The USD/JPY pair maintained its bid tone through the early European session and was last seen hovering near the daily high, just below the mid-130.00s.
A combination of supporting factors assisted the USD/JPY pair to attract fresh buying on the first day of a new week and reversed a part of Friday's retracement slide. Signs of stability in the equity markets undermined the safe-haven Japanese yen, which was further weighed down by a more dovish stance adopted by the Bank of Japan. It is worth recalling that the Japanese central bank last week stuck to its ultra-loose policy setting and vowed to conduct daily operations to defend its “near-zero” target for 10-year bond yields.
Conversely, the market conviction that the Fed would tighten its monetary policy at a faster pace to combat stubbornly high inflation remained supportive of elevated US Treasury bond yields. This has resulted in the widening of the Japanese-US government bond yield differential, which was seen as another factor that drove flows away from the JPY. This, along with the emergence of fresh US dollar buying, offered additional support to the USD/JPY pair. Bulls, however, refrained from placing fresh bets ahead of this week's key event/data risks.

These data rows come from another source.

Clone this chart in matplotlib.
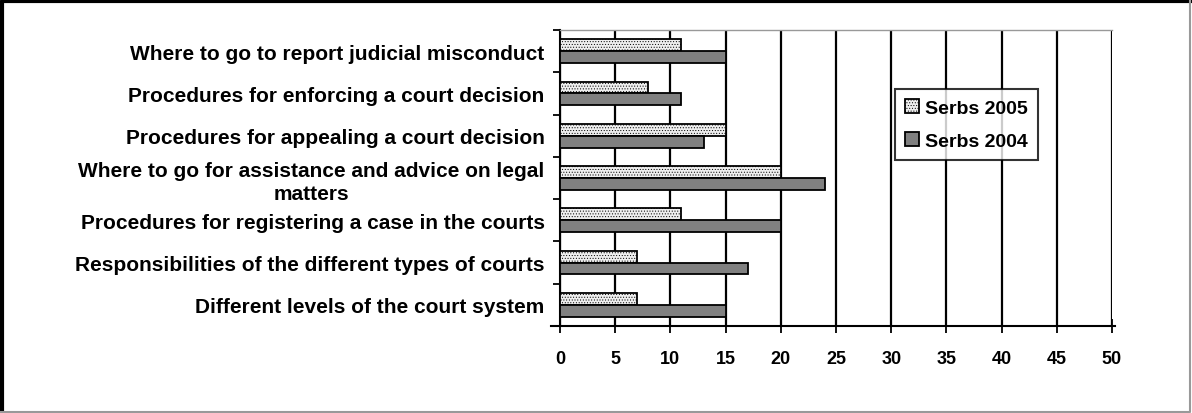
import matplotlib
matplotlib.use('Agg')
import matplotlib.pyplot as plt
import numpy as np

categories = [
    'Where to go to report judicial misconduct',
    'Procedures for enforcing a court decision',
    'Procedures for appealing a court decision',
    'Where to go for assistance and advice on legal\nmatters',
    'Procedures for registering a case in the courts',
    'Responsibilities of the different types of courts',
    'Different levels of the court system',
]
serbs_2005 = [11, 8, 15, 20, 11, 7, 7]
serbs_2004 = [15, 11, 13, 24, 20, 17, 15]
x_ticks = [0, 5, 10, 15, 20, 25, 30, 35, 40, 45, 50]

plt.rcParams['font.family'] = ['Liberation Sans', 'DejaVu Sans']
plt.rcParams['font.weight'] = 'bold'
plt.rcParams['hatch.color'] = '#b4b4b4'
plt.rcParams['hatch.linewidth'] = 0.4

fig = plt.figure(figsize=(11.92, 4.14), dpi=100)
ax = fig.add_axes([560/1192, 1 - 327/414, 552/1192, 296/414])

y = np.arange(len(categories))
h = 0.28
ax.barh(y - h/2, serbs_2005, height=h, color='#eeeeee', edgecolor='black',
        linewidth=1.3, hatch='......', label='Serbs 2005', zorder=3)
ax.barh(y + h/2, serbs_2004, height=h, color='#808080', edgecolor='black',
        linewidth=1.3, label='Serbs 2004', zorder=3)

ax.set_xlim(0, 50)
ax.set_ylim(len(categories) - 0.5, -0.5)
ax.set_xticks(x_ticks)
ax.set_xticklabels([str(v) for v in x_ticks], fontsize=13, fontweight='bold')
ax.set_yticks(y)
ax.set_yticklabels(categories, fontsize=15, fontweight='bold', ha='right',
                   multialignment='center', linespacing=1.25)
ax.tick_params(axis='y', length=0, pad=11)
ax.set_yticks(np.arange(len(categories) + 1) - 0.5, minor=True)
ax.tick_params(axis='y', which='minor', length=5, width=1.3, direction='out')
ax.tick_params(axis='x', length=10, width=1.3, direction='inout', pad=12)

ax.grid(axis='x', color='black', linewidth=1.6, zorder=0)
ax.spines['right'].set_visible(False)
ax.spines['top'].set_color('#999999')
ax.spines['top'].set_linewidth(1)
ax.spines['left'].set_linewidth(1.5)
ax.spines['bottom'].set_linewidth(1.5)
ax.spines['bottom'].set_bounds(-0.8, 50.3)

leg = ax.legend(loc='upper left', bbox_to_anchor=((895 - 560)/552, (327 - 90)/296),
                frameon=True, fancybox=False, prop={'weight': 'bold', 'size': 14},
                handlelength=0.75, handleheight=0.75, handletextpad=0.3,
                borderpad=0.5, labelspacing=0.8, borderaxespad=0)
leg.get_frame().set_edgecolor('black')
leg.get_frame().set_linewidth(1.5)

# outer frame: thick black top/left, thin grey right/bottom
fig.add_artist(plt.Line2D([0.002, 0.002, 0.999], [0.0, 0.995, 0.995],
                          transform=fig.transFigure, color='black', linewidth=3))
fig.add_artist(plt.Line2D([0.998, 0.998, 0.0], [0.995, 0.002, 0.002],
                          transform=fig.transFigure, color='#999999', linewidth=1.5))

fig.savefig('out.png', dpi=100)
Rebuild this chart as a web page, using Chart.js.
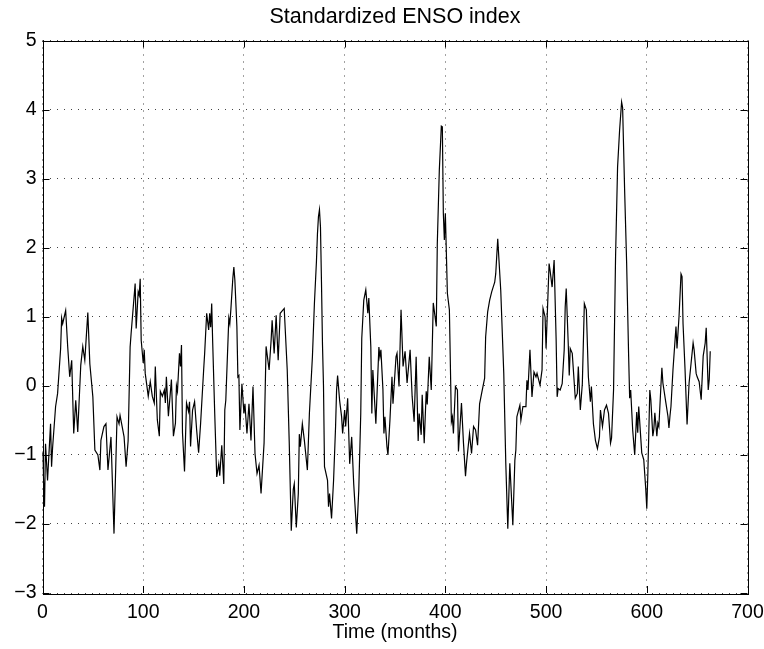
<!DOCTYPE html>
<html>
<head>
<meta charset="utf-8">
<title>Standardized ENSO index</title>
<script src="https://cdn.jsdelivr.net/npm/chart.js@4.4.1/dist/chart.umd.min.js"></script>
<style>
    body { margin: 0; background: #fff; }
    #wrap { width: 764px; height: 649px; }
</style>
</head>
<body>
<div id="wrap"><canvas id="ensoChart" width="764" height="649"></canvas></div>
<script>
// values (month, index)
const months = [
    0, 2, 3, 5, 8, 9, 10, 13, 15, 18, 19, 20, 23, 25, 27, 29, 31, 33, 35, 38,
    40, 42, 45, 47, 50, 52, 55, 57, 58, 61, 63, 65, 68, 71, 74, 76, 77, 81, 83, 85,
    87, 88, 92, 93, 95, 96, 97, 98, 100, 101, 102, 105, 107, 109, 111, 112, 114, 116, 117, 119,
    121, 122, 123, 125, 128, 130, 132, 133, 134, 136, 137, 138, 139, 141, 143, 145, 146, 147, 149, 151,
    153, 155, 157, 160, 161, 163, 165, 166, 167, 168, 169, 171, 173, 175, 176, 178, 180, 181, 182, 185,
    186, 187, 189, 190, 191, 193, 194, 195, 196, 198, 200, 201, 203, 205, 207, 209, 211, 213, 215, 217,
    220, 222, 225, 227, 228, 230, 232, 234, 236, 240, 243, 245, 247, 249, 250, 252, 254, 255, 256, 258,
    260, 263, 265, 268, 270, 272, 273, 274, 275, 276, 277, 278, 279, 280, 283, 284, 285, 287, 289, 291,
    292, 293, 295, 297, 298, 300, 301, 303, 305, 307, 309, 312, 314, 316, 317, 319, 321, 323, 324, 326,
    327, 328, 331, 334, 335, 336, 338, 339, 340, 342, 343, 345, 347, 348, 351, 352, 354, 356, 358, 360,
    362, 365, 367, 369, 371, 373, 374, 376, 377, 379, 381, 382, 384, 386, 388, 391, 392, 394, 396, 397,
    398, 399, 400, 402, 404, 406, 407, 408, 410, 412, 413, 416, 418, 420, 421, 424, 426, 428, 430, 432,
    434, 436, 439, 440, 442, 444, 446, 449, 450, 452, 455, 458, 460, 462, 464, 467, 469, 470, 471, 474,
    475, 477, 480, 481, 482, 484, 486, 488, 490, 491, 494, 496, 497, 499, 500, 503, 504, 506, 508, 510,
    511, 512, 514, 516, 518, 519, 520, 522, 523, 524, 526, 529, 531, 532, 534, 536, 538, 540, 542, 544,
    545, 547, 549, 551, 553, 554, 556, 558, 560, 562, 564, 565, 567, 569, 571, 573, 575, 576, 578, 580,
    582, 583, 584, 586, 588, 590, 591, 592, 594, 595, 597, 599, 600, 601, 603, 604, 606, 607, 608, 610,
    611, 612, 614, 615, 616, 619, 621, 622, 623, 624, 626, 629, 630, 632, 634, 635, 636, 638, 640, 642,
    644, 646, 647, 649, 650, 652, 654, 656, 658, 659, 661, 662, 663
];
const ensoIndex = [
    -0.95, -1.75, -0.84, -1.37, -0.55, -1.17, -0.9, -0.3, -0.11, 0.54, 0.98, 0.9, 1.09, 0.57, 0.13, 0.37, -0.69, -0.21, -0.67, 0.3,
    0.57, 0.37, 1.06, 0.32, -0.16, -0.93, -1.0, -1.22, -0.79, -0.59, -0.55, -1.22, -0.74, -2.14, -0.45, -0.55, -0.43, -0.74, -1.17, -0.8,
    0.56, 0.76, 1.48, 0.83, 1.36, 1.31, 1.55, 0.66, 0.33, 0.52, 0.18, -0.15, 0.06, -0.15, -0.25, 0.28, -0.49, -0.73, -0.08, -0.15,
    -0.06, -0.25, 0.13, -0.44, 0.09, -0.73, -0.54, 0.0, -0.08, 0.47, 0.28, 0.59, -0.68, -1.24, -0.25, -0.37, -0.23, -0.88, -0.35, -0.23,
    -0.63, -0.97, -0.54, 0.23, 0.47, 1.05, 0.81, 1.05, 0.85, 1.19, 0.62, -0.4, -1.32, -1.13, -1.3, -0.86, -1.42, -0.35, -0.21, 0.98,
    0.9, 1.1, 1.56, 1.72, 1.53, 0.86, 0.13, 0.15, -0.64, 0.03, -0.4, -0.26, -0.69, -0.26, -0.79, -0.01, -0.98, -1.27, -1.15, -1.56,
    -0.83, 0.57, 0.23, 0.66, 0.95, 0.47, 1.02, 0.37, 1.05, 1.12, 0.23, -0.83, -2.1, -1.5, -1.42, -2.05, -1.56, -0.7, -0.88, -0.55,
    -0.79, -1.22, -0.4, 0.42, 1.2, 1.8, 2.2, 2.45, 2.55, 2.3, 1.5, 0.6, 0.0, -1.17, -1.37, -1.75, -1.56, -1.92, -1.37, -0.59,
    -0.06, 0.15, -0.21, -0.45, -0.69, -0.35, -0.59, -0.18, -1.13, -0.74, -1.42, -2.14, -1.52, -0.4, 0.69, 1.24, 1.39, 1.05, 1.27, 0.56,
    -0.4, 0.23, -0.55, 0.56, 0.42, 0.52, -0.05, -0.69, -0.45, -0.88, -1.0, -0.49, 0.13, -0.26, 0.42, 0.47, -0.01, 1.1, 0.28, 0.5,
    0.04, 0.52, -0.15, -0.52, 0.42, -0.8, -0.4, -0.71, -0.13, -0.83, -0.08, -0.27, 0.42, -0.06, 1.2, 0.86, 2.06, 3.12, 3.76, 3.75,
    2.5, 2.11, 2.5, 1.34, 1.1, -0.52, -0.45, -0.69, -0.01, -0.06, -0.95, -0.25, -0.83, -1.31, -1.12, -0.69, -0.98, -0.59, -0.64, -0.86,
    -0.26, -0.11, 0.11, 0.71, 1.07, 1.24, 1.36, 1.5, 1.62, 2.13, 1.38, 0.18, -1.12, -2.07, -1.12, -2.02, -1.08, -0.93, -0.45, -0.28,
    -0.5, -0.3, -0.3, 0.08, -0.06, 0.52, -0.16, 0.2, 0.13, 0.18, 0.01, 0.23, 1.12, 1.0, 0.54, 1.77, 1.67, 1.43, 1.82, 0.66,
    -0.16, -0.04, -0.06, 0.03, 0.52, 1.14, 1.41, 0.61, 0.15, 0.54, 0.47, -0.18, -0.11, 0.28, -0.35, 0.03, 1.19, 1.1, 0.13, -0.23,
    -0.01, -0.55, -0.79, -0.91, -0.74, -0.35, -0.59, -0.35, -0.28, -0.4, -0.83, -0.76, -0.06, 1.87, 3.17, 3.7, 4.11, 4.03, 2.83, 1.77,
    0.42, -0.18, -0.06, -0.64, -1.0, -0.38, -0.68, -0.3, -0.75, -0.97, -1.07, -1.5, -1.78, -1.3, -0.06, -0.2, -0.73, -0.63, -0.39, -0.73,
    -0.54, -0.59, -0.01, 0.26, 0.04, -0.25, -0.44, -0.61, -0.44, -0.3, 0.23, 0.86, 0.54, 1.0, 1.62, 1.58, 0.9, 0.23, -0.56, 0.04,
    0.33, 0.62, 0.52, 0.18, 0.13, 0.06, -0.2, 0.43, 0.62, 0.84, -0.06, 0.09, 0.5
];
const xTicks = [0, 100, 200, 300, 400, 500, 600, 700];
const yTicks = [-3, -2, -1, 0, 1, 2, 3, 4, 5];
const chartTitle = "Standardized ENSO index";
const xTitle = "Time (months)";

const fontFamily = "'Liberation Sans', Arial, Helvetica, sans-serif";
Chart.defaults.font.family = fontFamily;
Chart.defaults.color = "#000";

var points = [];
for(let i = 0; i < months.length; i++){
    points.push({x: months[i], y: ensoIndex[i]});
}

// frame, inward tick marks and title, matlab style
const matlabFrame = {
    id: "matlabFrame",
    afterDraw(chart){
        const ctx = chart.ctx;
        const area = chart.chartArea;
        const xs = chart.scales.x, ys = chart.scales.y;
        ctx.save();
        ctx.strokeStyle = "#000";
        ctx.lineWidth = 1;
        ctx.beginPath();
        for(let i = 0; i < xTicks.length; i++){
            let px = Math.round(xs.getPixelForValue(xTicks[i])) + 0.5;
            ctx.moveTo(px, area.bottom); ctx.lineTo(px, area.bottom - 7);
            ctx.moveTo(px, area.top); ctx.lineTo(px, area.top + 7);
        }
        for(let i = 0; i < yTicks.length; i++){
            let py = Math.round(ys.getPixelForValue(yTicks[i])) + 0.5;
            ctx.moveTo(area.left, py); ctx.lineTo(area.left + 7, py);
            ctx.moveTo(area.right, py); ctx.lineTo(area.right - 7, py);
        }
        ctx.stroke();
        ctx.strokeRect(Math.round(area.left) + 0.5, Math.round(area.top) + 0.5,
            Math.round(area.right - area.left), Math.round(area.bottom - area.top));
        ctx.fillStyle = "#000";
        ctx.font = "21.5px " + fontFamily;
        ctx.textAlign = "center";
        ctx.textBaseline = "middle";
        ctx.fillText(chartTitle, (area.left + area.right) / 2, 17);
        ctx.restore();
    }
};

var config = {
    type: "line",
    data: {
        datasets: [{
            label: "ENSO",
            data: points,
            borderColor: "#000",
            borderWidth: 1.2,
            pointRadius: 0,
            tension: 0,
            fill: false
        }]
    },
    options: {
        responsive: false,
        animation: false,
        devicePixelRatio: 1,
        layout: {
            padding: { left: 0, right: 16.5, top: 40.5, bottom: 0 }
        },
        plugins: {
            legend: { display: false },
            tooltip: { enabled: false }
        },
        scales: {
            x: {
                type: "linear",
                min: 0,
                max: 700,
                afterFit: function(scale){
                    scale.height = 56;
                    scale.paddingLeft = 0;
                    scale.paddingRight = 0;
                },
                afterBuildTicks: function(scale){ scale.ticks = xTicks.map(v => ({value: v})); },
                ticks: {
                    padding: 8,
                    maxRotation: 0,
                    font: { size: 19.5 },
                    color: "#000"
                },
                grid: {
                    color: "#444",
                    lineWidth: 1,
                    drawTicks: false
                },
                border: { display: false, dash: [1, 6] },
                title: {
                    display: true,
                    text: xTitle,
                    font: { size: 19.5 },
                    color: "#000",
                    padding: { top: 0, bottom: 5 }
                }
            },
            y: {
                type: "linear",
                min: -3,
                max: 5,
                afterFit: function(scale){
                    scale.width = 42.5;
                    scale.paddingTop = 0;
                    scale.paddingBottom = 0;
                },
                afterBuildTicks: function(scale){ scale.ticks = yTicks.map(v => ({value: v})); },
                ticks: {
                    padding: 6,
                    font: { size: 19.5 },
                    color: "#000",
                    callback: function(v){ return v < 0 ? "\u2212" + Math.abs(v) : String(v); }
                },
                grid: {
                    color: "#444",
                    lineWidth: 1,
                    drawTicks: false
                },
                border: { display: false, dash: [1, 6] }
            }
        }
    },
    plugins: [matlabFrame]
};

var ensoChart = new Chart(document.getElementById("ensoChart"), config);
</script>
</body>
</html>
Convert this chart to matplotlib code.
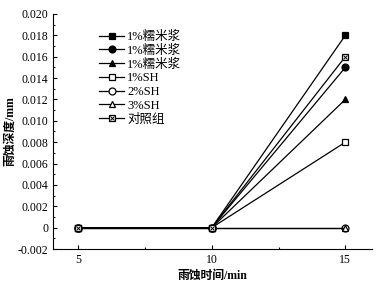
import matplotlib.pyplot as plt
from matplotlib.legend_handler import HandlerTuple

plt.rcParams['font.family'] = ['Liberation Serif', 'Noto Sans CJK SC']

times = [5, 10, 15]
labels = ['1%糯米浆', '1%糯米浆', '1%糯米浆', '1%SH', '2%SH', '3%SH', '对照组']
depths = [
    [0, 0, 0.018],
    [0, 0, 0.015],
    [0, 0, 0.012],
    [0, 0, 0.008],
    [0, 0, 0.0],
    [0, 0, 0.0],
    [0, 0, 0.016],
]
markers = ['s', 'o', '^', 's', 'o', '^', 's']
filled = [True, True, True, False, False, False, False]

fig = plt.figure(figsize=(3.77, 2.84), dpi=100)
ax = fig.add_axes([0.141, 0.123, 0.846, 0.828])

handles = []
for i in range(len(labels)):
    fc = 'black' if filled[i] else 'white'
    line, = ax.plot(times, depths[i], color='black', lw=0.9, marker=markers[i],
                    markersize=5, markerfacecolor=fc, markeredgecolor='black',
                    markeredgewidth=0.9, zorder=3 + i)
    if labels[i] == '对照组':
        cross, = ax.plot(times, depths[i], ls='none', marker='x', markersize=3.2,
                         color='black', markeredgewidth=0.7, zorder=11)
        handles.append((line, cross))
    else:
        handles.append(line)

ax.set_xlim(4.07, 16.0)
ax.set_ylim(-0.002, 0.020)
ax.set_xticks([5, 10, 15])
ax.set_xticks([7.5, 12.5], minor=True)
ax.set_yticks([-0.002, 0, 0.002, 0.004, 0.006, 0.008, 0.010, 0.012, 0.014,
               0.016, 0.018, 0.020])
ax.set_yticklabels(['-0.002', '0', '0.002', '0.004', '0.006', '0.008', '0.010',
                    '0.012', '0.014', '0.016', '0.018', '0.020'])
ax.set_yticks([i * 0.001 - 0.002 for i in range(23)], minor=True)
ax.tick_params(direction='in', labelsize=8.5, length=3, width=0.8)
ax.tick_params(which='minor', direction='in', length=1.5, width=0.8)
ax.spines['top'].set_visible(False)
ax.spines['right'].set_visible(False)

ax.set_xlabel('雨蚀时间/min', fontsize=8.5, fontweight='bold', labelpad=3)
ax.set_ylabel('雨蚀深度/mm', fontsize=8.5, fontweight='bold', labelpad=1)

ax.legend(handles, labels, loc='upper left', bbox_to_anchor=(0.11, 0.975),
          frameon=False, fontsize=9, handlelength=2.0, handletextpad=0.2,
          labelspacing=0.14, handler_map={tuple: HandlerTuple(ndivide=1)})

fig.savefig('out.png', dpi=100)
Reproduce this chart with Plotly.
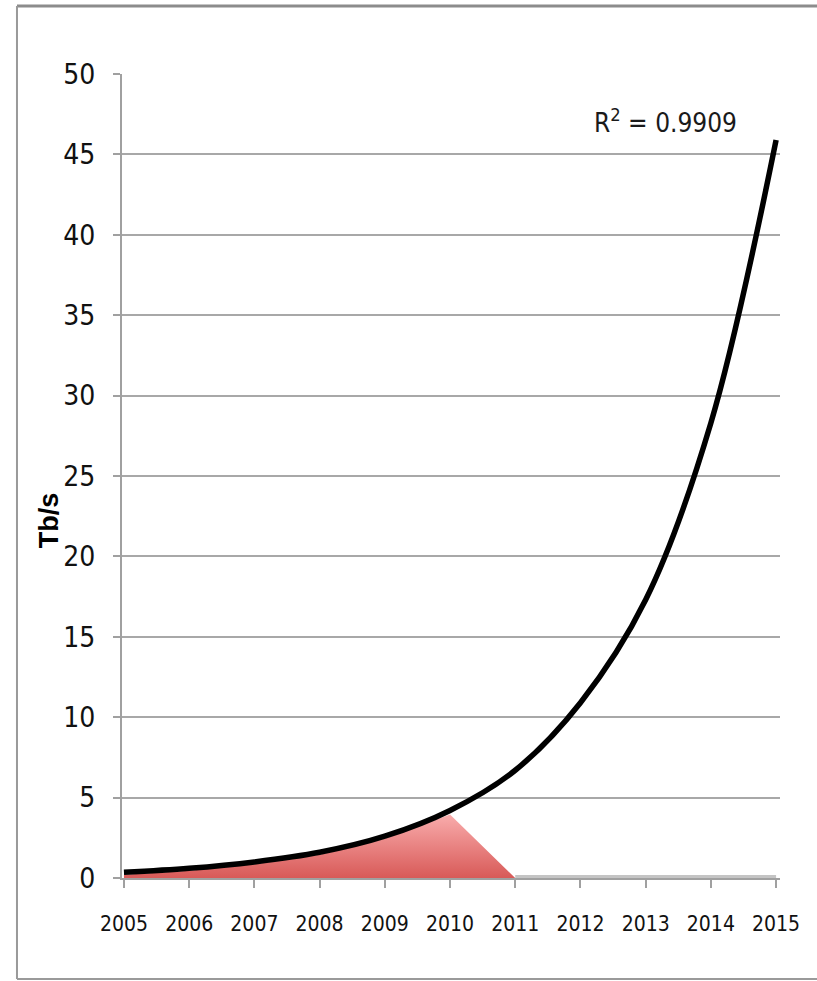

Investors might prefer to wait for the outcome of a two-day FOMC monetary policy meeting, starting this Tuesday. The Fed will announce its decision on Wednesday and is widely expected to hike interest rates by 50 bps. Traders this week will further take cues from important US macro releases scheduled at the beginning of a new month, including the closely watched monthly jobs report - popularly known as NFP on Friday. In the meantime, the US ISM Manufacturing PMI might provide some impetus to the USD/JPY pair later during the North American session.